Tugas mulia KPK merupakan Amanat Reformasi 1998 yang tertuang dalam Tap MPR Nomor XI/MPR/1998 Tentang Penyelenggara Negara Yang Bersih dan Bebas Korupsi, Kolusi dan Nepotisme (KKN).
“Terkait pernyataan Nurul Ghufron yang menyatakan belum adanya data dukung, sebenarnya telah dijawab pada tanggal 26 Januari 2022 saat saya dipanggil KPK selama dua jam, dengan menyampaikan data-data awal dan penjelasan hukum yang lebih detail kepada KPK pada saat itu,” tuturnya lagi.
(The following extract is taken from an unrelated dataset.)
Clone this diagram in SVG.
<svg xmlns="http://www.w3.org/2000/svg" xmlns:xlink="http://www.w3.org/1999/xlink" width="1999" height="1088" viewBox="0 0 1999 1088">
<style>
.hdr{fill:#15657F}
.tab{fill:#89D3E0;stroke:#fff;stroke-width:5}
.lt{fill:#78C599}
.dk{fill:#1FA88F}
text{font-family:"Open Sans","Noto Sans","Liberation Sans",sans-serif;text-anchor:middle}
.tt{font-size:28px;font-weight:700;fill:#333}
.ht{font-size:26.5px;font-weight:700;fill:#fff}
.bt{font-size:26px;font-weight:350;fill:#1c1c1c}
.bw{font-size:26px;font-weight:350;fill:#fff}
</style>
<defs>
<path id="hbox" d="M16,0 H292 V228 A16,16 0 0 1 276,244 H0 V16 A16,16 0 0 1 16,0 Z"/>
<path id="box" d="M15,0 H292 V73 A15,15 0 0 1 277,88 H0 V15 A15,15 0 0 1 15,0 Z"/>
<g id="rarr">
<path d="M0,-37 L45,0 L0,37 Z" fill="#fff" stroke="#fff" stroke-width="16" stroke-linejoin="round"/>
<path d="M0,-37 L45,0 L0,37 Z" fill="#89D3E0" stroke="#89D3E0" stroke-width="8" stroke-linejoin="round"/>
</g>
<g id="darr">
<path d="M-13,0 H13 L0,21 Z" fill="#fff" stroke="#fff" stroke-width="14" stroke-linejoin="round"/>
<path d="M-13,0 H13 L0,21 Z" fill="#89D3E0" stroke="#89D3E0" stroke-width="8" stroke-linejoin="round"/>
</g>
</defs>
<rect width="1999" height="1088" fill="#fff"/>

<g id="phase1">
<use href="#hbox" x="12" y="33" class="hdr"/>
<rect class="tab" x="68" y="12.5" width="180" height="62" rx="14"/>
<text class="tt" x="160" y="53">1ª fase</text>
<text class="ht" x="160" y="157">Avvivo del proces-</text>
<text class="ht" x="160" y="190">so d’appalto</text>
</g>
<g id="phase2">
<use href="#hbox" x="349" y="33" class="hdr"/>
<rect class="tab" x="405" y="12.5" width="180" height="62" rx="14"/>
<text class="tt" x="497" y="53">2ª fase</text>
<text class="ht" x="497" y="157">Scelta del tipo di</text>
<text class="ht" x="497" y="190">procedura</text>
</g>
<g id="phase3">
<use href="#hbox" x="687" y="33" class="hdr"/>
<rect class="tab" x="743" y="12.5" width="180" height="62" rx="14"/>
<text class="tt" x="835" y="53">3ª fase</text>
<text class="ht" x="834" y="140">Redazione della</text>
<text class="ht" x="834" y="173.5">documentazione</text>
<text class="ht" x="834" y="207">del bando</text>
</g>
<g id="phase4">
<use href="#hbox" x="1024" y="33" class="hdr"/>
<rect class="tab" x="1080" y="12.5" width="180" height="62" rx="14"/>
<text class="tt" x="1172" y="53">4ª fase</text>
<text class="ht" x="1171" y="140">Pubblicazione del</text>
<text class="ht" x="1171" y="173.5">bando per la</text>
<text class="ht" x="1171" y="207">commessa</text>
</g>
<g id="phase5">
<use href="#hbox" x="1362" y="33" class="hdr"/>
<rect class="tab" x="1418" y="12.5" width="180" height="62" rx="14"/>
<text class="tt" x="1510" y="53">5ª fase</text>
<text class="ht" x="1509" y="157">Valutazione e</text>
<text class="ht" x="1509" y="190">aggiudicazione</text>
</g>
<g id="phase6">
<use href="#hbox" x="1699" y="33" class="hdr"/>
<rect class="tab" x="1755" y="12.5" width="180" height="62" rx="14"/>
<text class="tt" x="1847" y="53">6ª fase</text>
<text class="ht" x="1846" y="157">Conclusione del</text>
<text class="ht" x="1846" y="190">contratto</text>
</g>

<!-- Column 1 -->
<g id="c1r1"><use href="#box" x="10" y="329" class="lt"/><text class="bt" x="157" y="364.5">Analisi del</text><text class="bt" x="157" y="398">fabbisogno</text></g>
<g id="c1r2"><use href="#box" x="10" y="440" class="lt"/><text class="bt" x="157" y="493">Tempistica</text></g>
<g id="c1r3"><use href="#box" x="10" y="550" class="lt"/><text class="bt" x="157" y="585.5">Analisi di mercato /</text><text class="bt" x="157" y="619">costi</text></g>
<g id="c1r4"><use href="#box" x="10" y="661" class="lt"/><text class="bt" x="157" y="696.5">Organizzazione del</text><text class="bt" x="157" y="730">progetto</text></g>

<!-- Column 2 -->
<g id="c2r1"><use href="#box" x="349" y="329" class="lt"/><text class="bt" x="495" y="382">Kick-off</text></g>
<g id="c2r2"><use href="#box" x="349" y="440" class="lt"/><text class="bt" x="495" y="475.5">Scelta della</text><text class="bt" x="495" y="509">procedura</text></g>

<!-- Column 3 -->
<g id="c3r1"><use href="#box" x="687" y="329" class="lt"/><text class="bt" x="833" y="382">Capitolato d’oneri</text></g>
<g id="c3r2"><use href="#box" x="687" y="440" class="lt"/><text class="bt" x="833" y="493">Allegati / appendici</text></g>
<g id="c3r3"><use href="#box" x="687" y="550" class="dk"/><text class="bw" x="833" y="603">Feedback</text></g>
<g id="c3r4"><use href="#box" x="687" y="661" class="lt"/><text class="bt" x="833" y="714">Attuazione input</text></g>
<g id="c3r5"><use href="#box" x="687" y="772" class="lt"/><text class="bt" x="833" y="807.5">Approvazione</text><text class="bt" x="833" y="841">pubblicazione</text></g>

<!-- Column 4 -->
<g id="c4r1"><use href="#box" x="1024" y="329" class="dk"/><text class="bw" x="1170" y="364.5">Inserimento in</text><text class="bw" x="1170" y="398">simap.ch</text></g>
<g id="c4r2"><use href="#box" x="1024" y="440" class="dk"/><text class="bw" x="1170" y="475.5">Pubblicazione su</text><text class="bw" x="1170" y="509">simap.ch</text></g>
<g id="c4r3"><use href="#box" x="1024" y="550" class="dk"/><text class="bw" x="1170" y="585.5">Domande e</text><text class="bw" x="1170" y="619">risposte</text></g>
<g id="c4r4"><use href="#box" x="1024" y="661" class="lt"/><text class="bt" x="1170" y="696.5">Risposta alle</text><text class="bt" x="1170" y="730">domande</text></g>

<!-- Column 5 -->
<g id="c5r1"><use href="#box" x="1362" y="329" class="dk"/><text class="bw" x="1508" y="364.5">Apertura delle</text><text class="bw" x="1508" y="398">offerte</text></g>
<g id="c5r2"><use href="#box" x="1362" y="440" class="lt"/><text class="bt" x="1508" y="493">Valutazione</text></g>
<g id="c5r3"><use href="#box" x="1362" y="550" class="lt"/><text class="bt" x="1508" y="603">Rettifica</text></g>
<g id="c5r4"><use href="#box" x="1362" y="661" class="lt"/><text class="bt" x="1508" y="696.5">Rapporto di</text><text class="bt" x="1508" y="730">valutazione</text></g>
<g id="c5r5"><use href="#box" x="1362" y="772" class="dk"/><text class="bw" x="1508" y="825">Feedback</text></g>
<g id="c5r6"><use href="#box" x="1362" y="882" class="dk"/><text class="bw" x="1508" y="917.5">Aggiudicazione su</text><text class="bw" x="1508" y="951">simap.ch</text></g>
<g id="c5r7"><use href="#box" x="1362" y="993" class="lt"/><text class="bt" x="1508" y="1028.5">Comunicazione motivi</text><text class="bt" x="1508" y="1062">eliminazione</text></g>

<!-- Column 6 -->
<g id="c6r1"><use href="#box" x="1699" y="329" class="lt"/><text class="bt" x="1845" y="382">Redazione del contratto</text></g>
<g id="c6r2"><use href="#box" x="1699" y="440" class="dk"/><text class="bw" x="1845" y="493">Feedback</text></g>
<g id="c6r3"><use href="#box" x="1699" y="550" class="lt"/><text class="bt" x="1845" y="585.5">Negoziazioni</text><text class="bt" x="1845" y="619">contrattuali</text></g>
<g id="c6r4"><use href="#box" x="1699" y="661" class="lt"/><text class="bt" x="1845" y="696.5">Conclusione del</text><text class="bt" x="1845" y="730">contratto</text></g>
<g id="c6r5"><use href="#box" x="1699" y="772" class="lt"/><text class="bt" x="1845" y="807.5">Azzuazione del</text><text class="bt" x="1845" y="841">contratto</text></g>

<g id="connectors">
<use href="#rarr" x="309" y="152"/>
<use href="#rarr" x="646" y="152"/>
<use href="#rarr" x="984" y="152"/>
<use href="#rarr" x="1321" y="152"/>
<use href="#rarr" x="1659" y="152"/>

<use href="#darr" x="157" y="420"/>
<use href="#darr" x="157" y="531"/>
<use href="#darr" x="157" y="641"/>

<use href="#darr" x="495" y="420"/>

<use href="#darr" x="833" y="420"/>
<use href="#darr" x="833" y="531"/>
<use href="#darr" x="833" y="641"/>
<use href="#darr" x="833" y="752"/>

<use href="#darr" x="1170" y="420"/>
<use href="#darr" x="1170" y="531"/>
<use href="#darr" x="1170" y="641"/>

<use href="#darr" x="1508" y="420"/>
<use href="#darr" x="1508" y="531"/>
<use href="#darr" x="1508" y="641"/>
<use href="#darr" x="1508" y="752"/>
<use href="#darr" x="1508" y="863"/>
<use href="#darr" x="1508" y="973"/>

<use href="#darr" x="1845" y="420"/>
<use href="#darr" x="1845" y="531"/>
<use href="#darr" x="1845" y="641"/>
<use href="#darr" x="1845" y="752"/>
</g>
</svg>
KPK, lanjut Ubed, semestinya bisa menelusuri data-data awal tersebut hingga menemukan peluang untuk mengusut tuntas dugaan Tindak Pidana Korupsi dan atau Tindak Pidana Pencucian Uang (TPPU) berkaitan dugaan KKN (Korupsi Kolusi Nepotisme) relasi bisnis anak Presiden dengan grup bisnis yang diduga terlibat pembakaran hutan tersebut.
“Jadi urusan penelusuran itu urusan KPK yang memiliki wewenang atas nama Undang-undang, bukan saya, itu tugas KPK,” pungkasnya tegas.